The original concept for this vehicle came from noticing how some birds, like the kestrel hawk, can soar effortlessly for hours yet are also able to hover over a target with great precision  This is a difficult problem in aircraft since hovering and flying require two totally different mechanics and one often makes the other much less efficient. I am developing this new technology with a focus on flying wing designs and the modern need for vertical takeoff and landing in our ever more congested operating environments. I plan to focus on UAV missions since the technology I am proposing does not bode well for human passengers. (more to come on that later)

I am a professional engineer in the field of UAV design and development, as well as composite structures manufacturing. I look forward to seeing this idea really take flight.

I have completed a preliminary design. The model is built in CATIA V5 R19.

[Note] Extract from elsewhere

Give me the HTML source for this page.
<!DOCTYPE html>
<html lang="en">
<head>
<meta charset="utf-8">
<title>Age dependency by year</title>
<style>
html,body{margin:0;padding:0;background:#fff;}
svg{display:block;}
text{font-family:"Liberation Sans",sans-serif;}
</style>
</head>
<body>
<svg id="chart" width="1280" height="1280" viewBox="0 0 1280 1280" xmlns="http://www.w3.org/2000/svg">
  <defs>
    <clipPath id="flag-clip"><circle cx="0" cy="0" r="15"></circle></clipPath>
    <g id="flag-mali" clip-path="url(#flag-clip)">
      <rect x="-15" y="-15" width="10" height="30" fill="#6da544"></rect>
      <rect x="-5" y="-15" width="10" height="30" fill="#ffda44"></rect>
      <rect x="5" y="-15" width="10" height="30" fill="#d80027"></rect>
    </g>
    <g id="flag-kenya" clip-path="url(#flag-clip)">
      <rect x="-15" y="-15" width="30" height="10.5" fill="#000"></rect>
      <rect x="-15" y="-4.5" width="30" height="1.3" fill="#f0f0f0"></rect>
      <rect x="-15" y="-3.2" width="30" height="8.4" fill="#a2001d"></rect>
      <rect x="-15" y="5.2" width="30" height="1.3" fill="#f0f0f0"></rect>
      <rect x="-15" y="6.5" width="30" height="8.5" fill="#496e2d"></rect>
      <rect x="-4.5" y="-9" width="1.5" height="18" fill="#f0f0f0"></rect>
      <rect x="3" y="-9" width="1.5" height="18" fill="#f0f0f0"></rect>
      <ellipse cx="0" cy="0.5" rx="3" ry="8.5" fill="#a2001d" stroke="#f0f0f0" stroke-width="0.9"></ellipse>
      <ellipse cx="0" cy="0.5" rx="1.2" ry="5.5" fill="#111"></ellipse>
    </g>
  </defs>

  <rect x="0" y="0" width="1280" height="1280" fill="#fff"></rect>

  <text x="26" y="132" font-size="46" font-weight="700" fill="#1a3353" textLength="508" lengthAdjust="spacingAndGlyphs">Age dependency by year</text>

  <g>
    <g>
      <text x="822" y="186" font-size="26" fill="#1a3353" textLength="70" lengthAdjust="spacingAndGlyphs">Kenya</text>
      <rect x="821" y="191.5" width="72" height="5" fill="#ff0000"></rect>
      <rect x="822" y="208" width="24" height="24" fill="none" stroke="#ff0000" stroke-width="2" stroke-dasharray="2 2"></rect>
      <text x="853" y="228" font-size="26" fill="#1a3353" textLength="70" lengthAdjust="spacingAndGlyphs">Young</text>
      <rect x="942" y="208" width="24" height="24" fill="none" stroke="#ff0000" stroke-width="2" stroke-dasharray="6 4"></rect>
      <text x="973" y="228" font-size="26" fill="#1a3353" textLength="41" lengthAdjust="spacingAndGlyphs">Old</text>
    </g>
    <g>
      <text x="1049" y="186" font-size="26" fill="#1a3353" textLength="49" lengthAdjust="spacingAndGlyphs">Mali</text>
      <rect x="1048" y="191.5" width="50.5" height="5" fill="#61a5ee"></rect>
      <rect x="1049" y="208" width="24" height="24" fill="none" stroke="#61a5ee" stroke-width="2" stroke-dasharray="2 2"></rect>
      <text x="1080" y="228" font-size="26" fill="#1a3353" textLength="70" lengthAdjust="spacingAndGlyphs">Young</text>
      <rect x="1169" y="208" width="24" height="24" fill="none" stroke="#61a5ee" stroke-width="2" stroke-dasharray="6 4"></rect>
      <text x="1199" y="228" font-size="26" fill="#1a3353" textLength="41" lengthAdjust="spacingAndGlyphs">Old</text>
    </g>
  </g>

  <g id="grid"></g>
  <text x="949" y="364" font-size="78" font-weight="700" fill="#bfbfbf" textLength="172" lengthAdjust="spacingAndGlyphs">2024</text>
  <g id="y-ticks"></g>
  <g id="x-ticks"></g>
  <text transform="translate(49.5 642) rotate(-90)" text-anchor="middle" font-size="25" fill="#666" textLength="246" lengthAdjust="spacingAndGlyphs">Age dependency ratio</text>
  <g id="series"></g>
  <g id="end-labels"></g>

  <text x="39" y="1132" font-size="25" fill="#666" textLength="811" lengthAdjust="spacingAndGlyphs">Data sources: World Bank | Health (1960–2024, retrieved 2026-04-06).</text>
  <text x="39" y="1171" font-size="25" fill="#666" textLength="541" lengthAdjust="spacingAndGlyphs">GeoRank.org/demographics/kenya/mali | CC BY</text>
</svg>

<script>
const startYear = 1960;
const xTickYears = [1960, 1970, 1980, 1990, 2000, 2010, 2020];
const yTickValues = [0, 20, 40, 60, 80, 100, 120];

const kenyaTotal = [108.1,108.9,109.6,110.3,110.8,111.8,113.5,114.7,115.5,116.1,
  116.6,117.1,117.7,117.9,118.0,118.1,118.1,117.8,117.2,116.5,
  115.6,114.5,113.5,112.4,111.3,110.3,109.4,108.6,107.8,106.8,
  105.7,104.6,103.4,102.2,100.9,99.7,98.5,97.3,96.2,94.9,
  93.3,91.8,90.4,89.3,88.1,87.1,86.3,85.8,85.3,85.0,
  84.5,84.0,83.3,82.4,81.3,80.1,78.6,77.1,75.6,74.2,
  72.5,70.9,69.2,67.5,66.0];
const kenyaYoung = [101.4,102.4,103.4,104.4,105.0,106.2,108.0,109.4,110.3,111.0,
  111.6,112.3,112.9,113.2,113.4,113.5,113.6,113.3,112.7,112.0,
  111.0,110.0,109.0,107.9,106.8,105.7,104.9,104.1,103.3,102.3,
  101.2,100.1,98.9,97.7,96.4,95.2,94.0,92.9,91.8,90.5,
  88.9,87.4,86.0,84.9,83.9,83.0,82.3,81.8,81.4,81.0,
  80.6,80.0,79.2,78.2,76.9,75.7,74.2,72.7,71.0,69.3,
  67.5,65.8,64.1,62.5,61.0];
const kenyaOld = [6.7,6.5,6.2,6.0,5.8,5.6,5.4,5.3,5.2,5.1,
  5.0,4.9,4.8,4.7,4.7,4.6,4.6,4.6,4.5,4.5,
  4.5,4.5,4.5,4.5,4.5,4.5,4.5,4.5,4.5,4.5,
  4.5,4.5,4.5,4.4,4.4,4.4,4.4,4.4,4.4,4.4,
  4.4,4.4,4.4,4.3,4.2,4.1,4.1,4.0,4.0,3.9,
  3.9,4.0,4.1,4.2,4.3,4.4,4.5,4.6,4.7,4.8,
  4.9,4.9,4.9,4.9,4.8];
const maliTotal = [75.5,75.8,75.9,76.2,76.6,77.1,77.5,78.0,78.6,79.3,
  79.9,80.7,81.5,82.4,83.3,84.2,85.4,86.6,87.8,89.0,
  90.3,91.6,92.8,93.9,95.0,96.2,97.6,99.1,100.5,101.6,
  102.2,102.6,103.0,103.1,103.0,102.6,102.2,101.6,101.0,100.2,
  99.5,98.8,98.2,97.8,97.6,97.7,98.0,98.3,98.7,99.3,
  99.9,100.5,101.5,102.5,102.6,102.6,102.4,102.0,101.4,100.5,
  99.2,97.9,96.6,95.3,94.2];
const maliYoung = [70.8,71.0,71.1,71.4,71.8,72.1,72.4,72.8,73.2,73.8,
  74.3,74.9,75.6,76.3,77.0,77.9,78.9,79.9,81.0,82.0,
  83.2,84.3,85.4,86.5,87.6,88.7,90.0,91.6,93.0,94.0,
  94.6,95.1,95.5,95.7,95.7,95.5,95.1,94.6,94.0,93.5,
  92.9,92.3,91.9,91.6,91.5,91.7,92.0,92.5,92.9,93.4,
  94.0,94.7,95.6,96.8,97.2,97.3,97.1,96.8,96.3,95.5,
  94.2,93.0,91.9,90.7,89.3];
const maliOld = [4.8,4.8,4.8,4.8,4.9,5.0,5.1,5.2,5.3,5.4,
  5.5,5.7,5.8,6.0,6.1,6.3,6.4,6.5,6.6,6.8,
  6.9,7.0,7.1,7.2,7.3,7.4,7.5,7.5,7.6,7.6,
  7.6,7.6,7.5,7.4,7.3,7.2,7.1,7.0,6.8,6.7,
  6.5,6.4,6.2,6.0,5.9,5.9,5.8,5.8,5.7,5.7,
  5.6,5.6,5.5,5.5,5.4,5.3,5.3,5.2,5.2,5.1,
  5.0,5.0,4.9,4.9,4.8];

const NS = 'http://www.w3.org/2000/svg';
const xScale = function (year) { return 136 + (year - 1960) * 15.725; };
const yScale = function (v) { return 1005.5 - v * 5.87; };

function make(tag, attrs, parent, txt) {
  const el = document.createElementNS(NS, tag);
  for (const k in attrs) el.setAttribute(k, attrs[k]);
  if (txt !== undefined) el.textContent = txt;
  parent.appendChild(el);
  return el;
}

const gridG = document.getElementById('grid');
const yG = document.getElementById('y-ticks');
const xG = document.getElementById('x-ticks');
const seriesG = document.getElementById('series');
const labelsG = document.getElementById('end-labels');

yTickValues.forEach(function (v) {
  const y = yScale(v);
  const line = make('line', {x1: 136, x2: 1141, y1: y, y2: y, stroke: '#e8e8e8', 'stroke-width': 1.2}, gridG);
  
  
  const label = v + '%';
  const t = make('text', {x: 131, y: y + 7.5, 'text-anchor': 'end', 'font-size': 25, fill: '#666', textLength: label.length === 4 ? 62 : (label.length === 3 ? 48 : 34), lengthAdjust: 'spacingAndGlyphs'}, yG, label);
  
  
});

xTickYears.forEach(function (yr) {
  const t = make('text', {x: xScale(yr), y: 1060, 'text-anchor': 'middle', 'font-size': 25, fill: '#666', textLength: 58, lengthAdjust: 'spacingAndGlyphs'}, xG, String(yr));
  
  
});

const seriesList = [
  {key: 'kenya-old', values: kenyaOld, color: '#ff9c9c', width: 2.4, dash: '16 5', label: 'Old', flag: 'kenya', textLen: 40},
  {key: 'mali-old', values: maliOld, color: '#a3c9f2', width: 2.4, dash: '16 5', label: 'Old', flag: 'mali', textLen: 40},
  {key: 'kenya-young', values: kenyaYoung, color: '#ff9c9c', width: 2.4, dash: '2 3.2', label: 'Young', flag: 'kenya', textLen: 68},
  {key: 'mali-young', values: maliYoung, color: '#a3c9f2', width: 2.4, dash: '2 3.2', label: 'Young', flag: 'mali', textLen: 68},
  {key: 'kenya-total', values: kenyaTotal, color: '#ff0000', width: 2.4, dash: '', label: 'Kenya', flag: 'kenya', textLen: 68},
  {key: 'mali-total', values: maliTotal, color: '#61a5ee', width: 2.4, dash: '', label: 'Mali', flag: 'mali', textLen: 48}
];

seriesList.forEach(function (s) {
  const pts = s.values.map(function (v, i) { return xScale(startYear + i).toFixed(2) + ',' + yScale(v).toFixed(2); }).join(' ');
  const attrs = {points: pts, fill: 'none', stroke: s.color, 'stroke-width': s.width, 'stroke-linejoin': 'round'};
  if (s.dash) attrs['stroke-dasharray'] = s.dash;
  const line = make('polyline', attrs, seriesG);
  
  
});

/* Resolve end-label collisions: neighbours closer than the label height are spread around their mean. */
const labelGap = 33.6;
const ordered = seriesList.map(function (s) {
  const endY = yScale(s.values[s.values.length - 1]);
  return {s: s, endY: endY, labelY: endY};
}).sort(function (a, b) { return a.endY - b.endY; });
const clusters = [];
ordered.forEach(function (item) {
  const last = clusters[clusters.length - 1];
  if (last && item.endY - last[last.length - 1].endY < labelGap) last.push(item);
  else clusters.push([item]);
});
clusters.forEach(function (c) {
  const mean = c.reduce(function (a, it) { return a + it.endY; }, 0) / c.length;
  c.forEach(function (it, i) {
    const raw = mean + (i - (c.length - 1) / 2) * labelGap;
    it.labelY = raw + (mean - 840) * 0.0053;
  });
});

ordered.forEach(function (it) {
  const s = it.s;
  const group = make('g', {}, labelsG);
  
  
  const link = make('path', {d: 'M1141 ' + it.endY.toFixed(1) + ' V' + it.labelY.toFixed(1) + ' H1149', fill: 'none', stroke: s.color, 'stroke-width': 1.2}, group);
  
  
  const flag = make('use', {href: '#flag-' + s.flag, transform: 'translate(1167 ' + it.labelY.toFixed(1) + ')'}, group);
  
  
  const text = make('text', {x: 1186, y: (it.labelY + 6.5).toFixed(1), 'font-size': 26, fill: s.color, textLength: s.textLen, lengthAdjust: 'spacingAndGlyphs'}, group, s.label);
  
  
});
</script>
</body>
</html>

The wing has a 6 degree dihedral and a 22 degree sweep. The wingspan is 24 inches and the chord is 6 inches at the root and 2 inches at the tip. There is a 6 degree twist to the wings after the midpoint as well. I went with winglets to reduce washout and induced drag as well as to add directional stability. I used a NACA 2415 airfoil for several reasons.

1) It has a high L/D

2) It has all positive surfaces (it does not cut in on itself) which makes tooling a lot easier

3) It has a forward moment which will help stabilize the aircraft in pitch since a flying wing has limited elevator control. 

The rest of the design factors were determined using a lot of research into previous designs and some intuition.